INSTRUCTIONS FOR THE TASK:
Reproduce the complete listing without any deviation.

Charts and diagrams as code
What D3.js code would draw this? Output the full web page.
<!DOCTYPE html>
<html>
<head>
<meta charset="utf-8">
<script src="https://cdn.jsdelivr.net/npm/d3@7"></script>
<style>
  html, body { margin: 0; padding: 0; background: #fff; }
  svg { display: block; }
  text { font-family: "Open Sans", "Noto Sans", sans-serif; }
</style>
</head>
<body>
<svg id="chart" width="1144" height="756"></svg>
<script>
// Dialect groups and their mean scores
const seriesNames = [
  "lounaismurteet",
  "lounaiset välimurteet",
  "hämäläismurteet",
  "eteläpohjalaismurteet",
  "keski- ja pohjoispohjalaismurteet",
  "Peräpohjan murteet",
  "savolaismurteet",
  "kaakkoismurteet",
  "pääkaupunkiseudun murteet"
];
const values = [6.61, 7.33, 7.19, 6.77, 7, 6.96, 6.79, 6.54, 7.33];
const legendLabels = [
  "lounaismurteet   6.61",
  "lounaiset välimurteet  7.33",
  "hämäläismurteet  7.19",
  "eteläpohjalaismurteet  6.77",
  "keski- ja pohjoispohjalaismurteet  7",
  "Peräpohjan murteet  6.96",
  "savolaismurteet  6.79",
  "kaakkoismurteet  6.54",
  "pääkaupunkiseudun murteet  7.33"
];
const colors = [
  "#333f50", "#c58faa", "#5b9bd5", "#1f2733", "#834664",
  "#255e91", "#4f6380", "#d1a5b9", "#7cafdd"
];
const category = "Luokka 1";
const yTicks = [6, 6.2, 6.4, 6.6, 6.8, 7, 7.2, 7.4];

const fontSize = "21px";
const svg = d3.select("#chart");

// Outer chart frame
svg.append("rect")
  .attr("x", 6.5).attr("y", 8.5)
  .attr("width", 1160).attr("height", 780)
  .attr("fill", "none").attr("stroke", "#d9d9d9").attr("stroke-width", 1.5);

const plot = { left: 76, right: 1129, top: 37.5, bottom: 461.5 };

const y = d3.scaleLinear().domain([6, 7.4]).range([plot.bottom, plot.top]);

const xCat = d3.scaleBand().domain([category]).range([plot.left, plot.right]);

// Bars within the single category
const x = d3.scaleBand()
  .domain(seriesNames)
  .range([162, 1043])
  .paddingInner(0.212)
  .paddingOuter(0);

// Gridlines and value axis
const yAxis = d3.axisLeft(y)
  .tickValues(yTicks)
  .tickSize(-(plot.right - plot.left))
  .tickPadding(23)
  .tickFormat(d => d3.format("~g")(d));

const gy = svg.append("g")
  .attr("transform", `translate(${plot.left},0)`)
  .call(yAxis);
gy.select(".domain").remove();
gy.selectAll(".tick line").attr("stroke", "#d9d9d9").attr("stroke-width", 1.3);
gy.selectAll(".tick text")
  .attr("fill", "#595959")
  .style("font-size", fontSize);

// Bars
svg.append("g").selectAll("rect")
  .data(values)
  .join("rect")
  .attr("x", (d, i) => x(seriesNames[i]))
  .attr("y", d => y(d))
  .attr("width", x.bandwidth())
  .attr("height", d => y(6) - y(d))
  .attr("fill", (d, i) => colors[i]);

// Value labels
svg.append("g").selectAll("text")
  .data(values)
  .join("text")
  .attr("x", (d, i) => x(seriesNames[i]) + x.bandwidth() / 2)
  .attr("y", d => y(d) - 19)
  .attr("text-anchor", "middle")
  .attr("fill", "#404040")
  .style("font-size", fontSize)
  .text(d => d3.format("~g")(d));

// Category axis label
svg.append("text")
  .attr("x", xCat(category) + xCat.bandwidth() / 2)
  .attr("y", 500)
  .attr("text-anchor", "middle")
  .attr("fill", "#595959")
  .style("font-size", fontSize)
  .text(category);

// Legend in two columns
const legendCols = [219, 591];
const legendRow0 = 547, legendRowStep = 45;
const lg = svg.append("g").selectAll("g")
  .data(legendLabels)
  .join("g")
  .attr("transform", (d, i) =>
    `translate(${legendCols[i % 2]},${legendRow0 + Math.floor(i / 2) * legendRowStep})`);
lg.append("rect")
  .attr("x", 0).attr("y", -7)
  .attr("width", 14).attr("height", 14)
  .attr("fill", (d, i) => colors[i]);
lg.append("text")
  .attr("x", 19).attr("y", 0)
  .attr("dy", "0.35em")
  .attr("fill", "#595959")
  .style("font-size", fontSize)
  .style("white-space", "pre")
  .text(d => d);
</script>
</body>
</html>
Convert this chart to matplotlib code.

EXERCISE ANSWER:
What D3.js code would draw this? Output the full web page.
<!DOCTYPE html>
<html>
<head>
<meta charset="utf-8">
<script src="https://cdn.jsdelivr.net/npm/d3@7"></script>
<style>
  html, body { margin: 0; padding: 0; background: #fff; }
  svg { display: block; }
  text { font-family: "Open Sans", "Noto Sans", sans-serif; }
</style>
</head>
<body>
<svg id="chart" width="1144" height="756"></svg>
<script>
// Dialect groups and their mean scores
const seriesNames = [
  "lounaismurteet",
  "lounaiset välimurteet",
  "hämäläismurteet",
  "eteläpohjalaismurteet",
  "keski- ja pohjoispohjalaismurteet",
  "Peräpohjan murteet",
  "savolaismurteet",
  "kaakkoismurteet",
  "pääkaupunkiseudun murteet"
];
const values = [6.61, 7.33, 7.19, 6.77, 7, 6.96, 6.79, 6.54, 7.33];
const legendLabels = [
  "lounaismurteet   6.61",
  "lounaiset välimurteet  7.33",
  "hämäläismurteet  7.19",
  "eteläpohjalaismurteet  6.77",
  "keski- ja pohjoispohjalaismurteet  7",
  "Peräpohjan murteet  6.96",
  "savolaismurteet  6.79",
  "kaakkoismurteet  6.54",
  "pääkaupunkiseudun murteet  7.33"
];
const colors = [
  "#333f50", "#c58faa", "#5b9bd5", "#1f2733", "#834664",
  "#255e91", "#4f6380", "#d1a5b9", "#7cafdd"
];
const category = "Luokka 1";
const yTicks = [6, 6.2, 6.4, 6.6, 6.8, 7, 7.2, 7.4];

const fontSize = "21px";
const svg = d3.select("#chart");

// Outer chart frame
svg.append("rect")
  .attr("x", 6.5).attr("y", 8.5)
  .attr("width", 1160).attr("height", 780)
  .attr("fill", "none").attr("stroke", "#d9d9d9").attr("stroke-width", 1.5);

const plot = { left: 76, right: 1129, top: 37.5, bottom: 461.5 };

const y = d3.scaleLinear().domain([6, 7.4]).range([plot.bottom, plot.top]);

const xCat = d3.scaleBand().domain([category]).range([plot.left, plot.right]);

// Bars within the single category
const x = d3.scaleBand()
  .domain(seriesNames)
  .range([162, 1043])
  .paddingInner(0.212)
  .paddingOuter(0);

// Gridlines and value axis
const yAxis = d3.axisLeft(y)
  .tickValues(yTicks)
  .tickSize(-(plot.right - plot.left))
  .tickPadding(23)
  .tickFormat(d => d3.format("~g")(d));

const gy = svg.append("g")
  .attr("transform", `translate(${plot.left},0)`)
  .call(yAxis);
gy.select(".domain").remove();
gy.selectAll(".tick line").attr("stroke", "#d9d9d9").attr("stroke-width", 1.3);
gy.selectAll(".tick text")
  .attr("fill", "#595959")
  .style("font-size", fontSize);

// Bars
svg.append("g").selectAll("rect")
  .data(values)
  .join("rect")
  .attr("x", (d, i) => x(seriesNames[i]))
  .attr("y", d => y(d))
  .attr("width", x.bandwidth())
  .attr("height", d => y(6) - y(d))
  .attr("fill", (d, i) => colors[i]);

// Value labels
svg.append("g").selectAll("text")
  .data(values)
  .join("text")
  .attr("x", (d, i) => x(seriesNames[i]) + x.bandwidth() / 2)
  .attr("y", d => y(d) - 19)
  .attr("text-anchor", "middle")
  .attr("fill", "#404040")
  .style("font-size", fontSize)
  .text(d => d3.format("~g")(d));

// Category axis label
svg.append("text")
  .attr("x", xCat(category) + xCat.bandwidth() / 2)
  .attr("y", 500)
  .attr("text-anchor", "middle")
  .attr("fill", "#595959")
  .style("font-size", fontSize)
  .text(category);

// Legend in two columns
const legendCols = [219, 591];
const legendRow0 = 547, legendRowStep = 45;
const lg = svg.append("g").selectAll("g")
  .data(legendLabels)
  .join("g")
  .attr("transform", (d, i) =>
    `translate(${legendCols[i % 2]},${legendRow0 + Math.floor(i / 2) * legendRowStep})`);
lg.append("rect")
  .attr("x", 0).attr("y", -7)
  .attr("width", 14).attr("height", 14)
  .attr("fill", (d, i) => colors[i]);
lg.append("text")
  .attr("x", 19).attr("y", 0)
  .attr("dy", "0.35em")
  .attr("fill", "#595959")
  .style("font-size", fontSize)
  .style("white-space", "pre")
  .text(d => d);
</script>
</body>
</html>
Convert this chart to matplotlib code.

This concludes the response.